We decline to follow the trial court’s interpretation of the quoted subsection. Under such construction, support orders could be increased during the first year; but, a reduction would be impossible to procure. Upon a finding “that the child’s present environment may endanger his physical health or significantly impair his emotional development”- — because insufficient support payments were provided by the original order, such a condition could be corrected by a modification of the support payment upward. Conversely, it is difficult, if not impossible, to conceive of a fact situation [under the quoted phrase] which would authorize a reduction in the amount of support.
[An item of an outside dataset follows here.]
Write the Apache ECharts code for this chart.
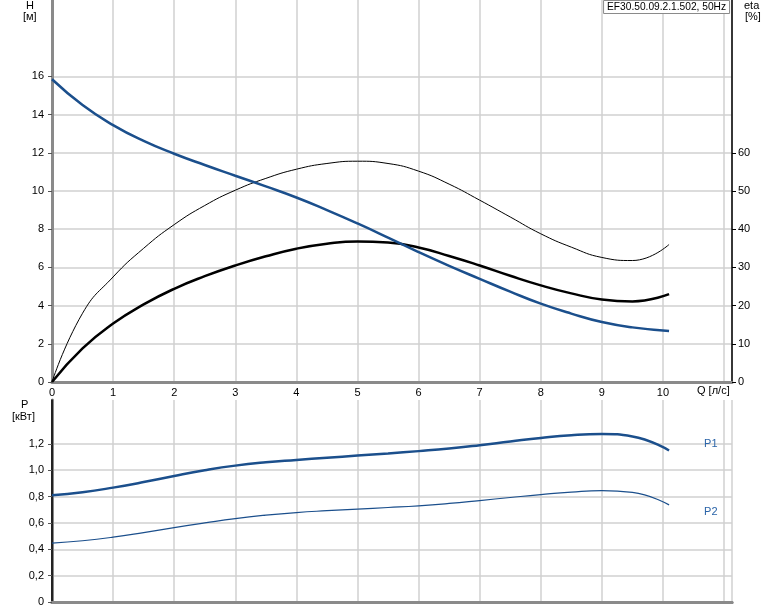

In the meanwhile, even though the obligor of the support is in destitute circumstances and finds it impossible to perform, his obligations continue to mount; obligations which are enforceable “by any means available for the enforcement of judgments for debts.” We need not decide in this case whether the defense of impossibility of performance to a contempt action is still available to a delinquent obligor.2

In the case at bar, the trial court has closed the courthouse doors to the appellant for a period of one year. Thus, there is no means available to appellant — regardless of the merits or lack thereof of his motion — whereby he can even be heard. Meanwhile, the support payments continue to accrue. We are unwilling to hold that such a result was one within the contemplation of the Legislature.

The judgment of the trial court is reversed and the cause is remanded.

. “No motion to modify the decree of conserva-torship may be made earlier than one year after the date of the initial decree unless the court decides on the basis of affidavit that there is reason to believe that the child’s present environment may endanger his physical health or significantly impair his emotional development. The affidavit shall set forth facts supporting the requested modification and shall be submitted with the motion to modify. The court shall deny the motion to modify unless it finds adequate cause for hearing the motion, in which case the motion shall be set for hearing.”

. It has long been recognized in Texas that impossibility of performance is a defense to a contempt action arising out of failure to comply with a support order, gee, e. g., Ex parte De Wees, 146 Tex. 564, 210 S.W.2d 145, 147 (1948); Ex parte Gonzales, 414 S.W.2d 656 (Tex.1967); Ex parte Robleder, 424 S.W.2d 891, 892 (Tex.1967).